Sólo un recuerdo, conjeturo, podrá alcanzar el nivel de intensidad que este día produjo en la memoria del niño: el día que se largue a pedalear sin rueditas en la bici, el día que lo haga solo, aunque a metros nomás lo esté esperando el porrazo fundante, el que atesora que él y la bicicleta, sin rueditas, son ya una misma cosa. La caída certifica el aprendizaje. Caerse, levantarse y seguir pedaleando. Sólo ese día -tal vez- será tan memorable, tan intenso, como el día de hoy, del ahora mismo en que tiene su primera bicicleta, regalada para el Día del Niño.

Lo más trascendente para el chico no está en el regalo, en la bicicleta misma. Todavía no sabe -y deberán pasar muchos años para advertirlo- que andar en bicicleta es algo que se aprende de una vez y para siempre. Se me podrá decir lo mismo respecto a la natación, el ajedrez o a la tabla del tres. Sí, pero (ya saben que la conjunción adversativa "pero" es un clásico de estas notas), pero no exactamente igual.

Podría explicarse así: nadar, sumar, multiplicar, jugar al ajedrez, son saberes propios de un momento de la vida, la infancia, tal como lo es la bicicleta. Es cierto que una molécula de tales aficiones quedan en uno, tan cierto como su opuesto: hay veces que nunca más hacemos un largo de crol en la pileta, o volvemos a sentarnos frente a un tablero de ajedrez, y si lo hacemos ya no es lo mismo: por lo general en nuestra especie funciona el rendimiento decreciente. Nadamos peor, jugamos sin los reflejos de antes y no resulta tan fácil saber cuál era el teorema en el que vagamente aparecía el cuadrado del cateto de la hipotenusa. Son saberes que en cierto modo se han diluido del ser. Nos habitan, es verdad, pero escindidos en algún hueco recóndito de la caja fuerte de nuestra memoria a la que llamamos experiencia.

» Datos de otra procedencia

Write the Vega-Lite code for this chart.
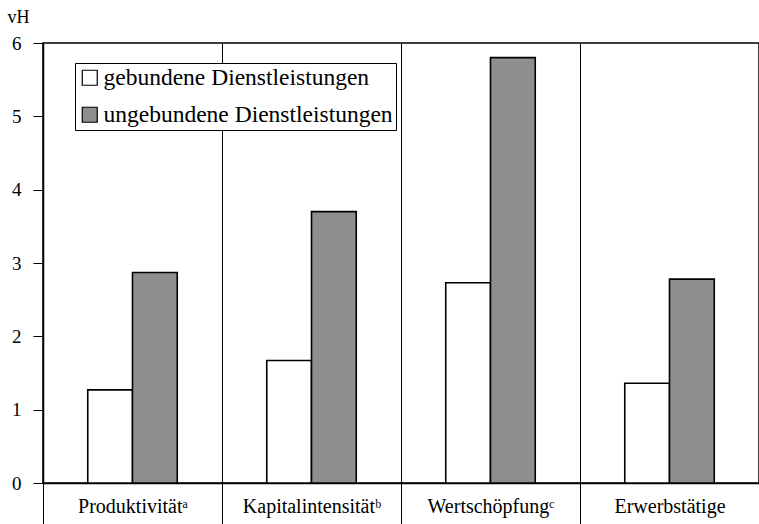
{
  "$schema": "https://vega.github.io/schema/vega-lite/v6.json",
  "width": 716,
  "height": 440,
  "autosize": "none",
  "padding": {"left": 43, "top": 43, "right": 0, "bottom": 41},
  "background": "white",
  "config": {"view": {"stroke": "black", "strokeWidth": 1.5}},
  "data": {
    "values": [
      {"Kategorie": "Produktivität", "Art": "gebundene Dienstleistungen", "vH": 1.27},
      {"Kategorie": "Produktivität", "Art": "ungebundene Dienstleistungen", "vH": 2.87},
      {"Kategorie": "Kapitalintensität", "Art": "gebundene Dienstleistungen", "vH": 1.67},
      {"Kategorie": "Kapitalintensität", "Art": "ungebundene Dienstleistungen", "vH": 3.70},
      {"Kategorie": "Wertschöpfung", "Art": "gebundene Dienstleistungen", "vH": 2.73},
      {"Kategorie": "Wertschöpfung", "Art": "ungebundene Dienstleistungen", "vH": 5.80},
      {"Kategorie": "Erwerbstätige", "Art": "gebundene Dienstleistungen", "vH": 1.36},
      {"Kategorie": "Erwerbstätige", "Art": "ungebundene Dienstleistungen", "vH": 2.78}
    ]
  },
  "mark": {"type": "bar", "stroke": "black", "strokeWidth": 1.6},
  "encoding": {
    "x": {
      "field": "Kategorie",
      "type": "nominal",
      "sort": ["Produktivität", "Kapitalintensität", "Wertschöpfung", "Erwerbstätige"],
      "scale": {"paddingInner": 0, "paddingOuter": 0},
      "axis": {
        "title": null,
        "labelAngle": 0,
        "tickBand": "extent",
        "tickSize": 41,
        "tickColor": "black",
        "tickWidth": 1,
        "grid": true,
        "gridColor": "black",
        "gridWidth": 1,
        "gridOpacity": 1,
        "domainColor": "black",
        "domainWidth": 1.5,
        "labelFont": "Liberation Serif, Noto Sans",
        "labelFontSize": 20,
        "labelColor": "black",
        "labelPadding": -28,
        "labelLimit": 200,
        "labelExpr": "datum.value == 'Produktivität' ? 'Produktivitätᵃ' : datum.value == 'Kapitalintensität' ? 'Kapitalintensitätᵇ' : datum.value == 'Wertschöpfung' ? 'Wertschöpfungᶜ' : datum.value"
      }
    },
    "xOffset": {
      "field": "Art",
      "type": "nominal",
      "sort": ["gebundene Dienstleistungen", "ungebundene Dienstleistungen"],
      "scale": {"paddingInner": 0, "paddingOuter": 1}
    },
    "y": {
      "field": "vH",
      "type": "quantitative",
      "scale": {"domain": [0, 6], "nice": false},
      "axis": {
        "title": "vH",
        "titleAngle": 0,
        "titleAlign": "left",
        "titleBaseline": "alphabetic",
        "titleX": -36,
        "titleY": -21,
        "titleFont": "Liberation Serif",
        "titleFontSize": 18,
        "titleFontWeight": "normal",
        "titleColor": "black",
        "values": [0, 1, 2, 3, 4, 5, 6],
        "grid": false,
        "tickSize": 10,
        "tickColor": "black",
        "domainColor": "black",
        "domainWidth": 1.5,
        "labelPadding": 12,
        "labelFont": "Liberation Serif",
        "labelFontSize": 19,
        "labelColor": "black"
      }
    },
    "fill": {
      "field": "Art",
      "type": "nominal",
      "scale": {
        "domain": ["gebundene Dienstleistungen", "ungebundene Dienstleistungen"],
        "range": ["white", "#8f8f8f"]
      },
      "legend": {
        "title": null,
        "orient": "none",
        "legendX": 32,
        "legendY": 20,
        "fillColor": "white",
        "strokeColor": "black",
        "padding": 3,
        "rowPadding": 12,
        "symbolType": "square",
        "symbolSize": 225,
        "symbolStrokeColor": "black",
        "symbolStrokeWidth": 1.2,
        "labelFont": "Liberation Serif",
        "labelFontSize": 23.5,
        "labelColor": "black",
        "labelOffset": 2,
        "labelLimit": 400
      }
    }
  }
}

Con la bicicleta no pasa eso. Puede ocurrir que alguien haya pasado cuarenta años sin subirse a una bici, sin embargo apenas estableció el trasero en el asiento y afirmó los pies en los pedales, la bici sale solita hacia adelante, en el envión de la primera pedaleada, y el equilibrio, tan arduo de conseguir en la remota infancia, se produce en el acto por sí mismo, mecánicamente, dado que, como decíamos más arriba, esa armonía entre el cuerpo y la bici, entre los brazos y el manubrio, entre el tronco y el cuadro, esa armonía que conlleva el vértigo horizontal una vez aprendida seguirá con nosotros hasta la tumba. No obstante, no hay que confiarse, sobre todo porque pueden ocurrir accidentes arriba de la bici pero a velocidad cero, es decir con la bici detenida y las puntas de las zapatillas adentro de las punteras. Ese enemigo temible, las punteras, y el equilibrio que se pierde si no podemos retirar los pies de ellas con la caída subsiguiente, le hizo pedazos el codo derecho a mi amigo Richard Castejón, un fanático de la bici. Un codo destruido a los sesenta y pico de años podría refutar la tesis de que el aprendizaje con la bicicleta es a perpetuidad. Pero no: caerse de la bicicleta estando en movimiento cero alude a la confianza, el descuido o cierta impericia del ciclista, que exculpa a la bici. Aprender a andar en bicicleta es como aprender la hora en el reloj de agujas: ambas refieren al Tiempo, a los dos aprendizajes les cabe la certidumbre de eternidad.

De modo que van a pasar algunos días o semanas para que por la ventana del lugar donde escribo aparezca otra vez el chico de mi barrio al que hoy le regalaron una espléndida bicicleta roja. No es fácil promediar el tiempo que le demandó a cada uno de nuestra generación aprender a andar sobre las dos ruedas y enterrar las rueditas en alguna caja de donde no volverían jamás, pero cuando vea llegar al pibe pedaleando solito, libre, riendo, con todo el viento en la cara y toda la vida por delante, algo de mi infancia irá con él y su felicidad.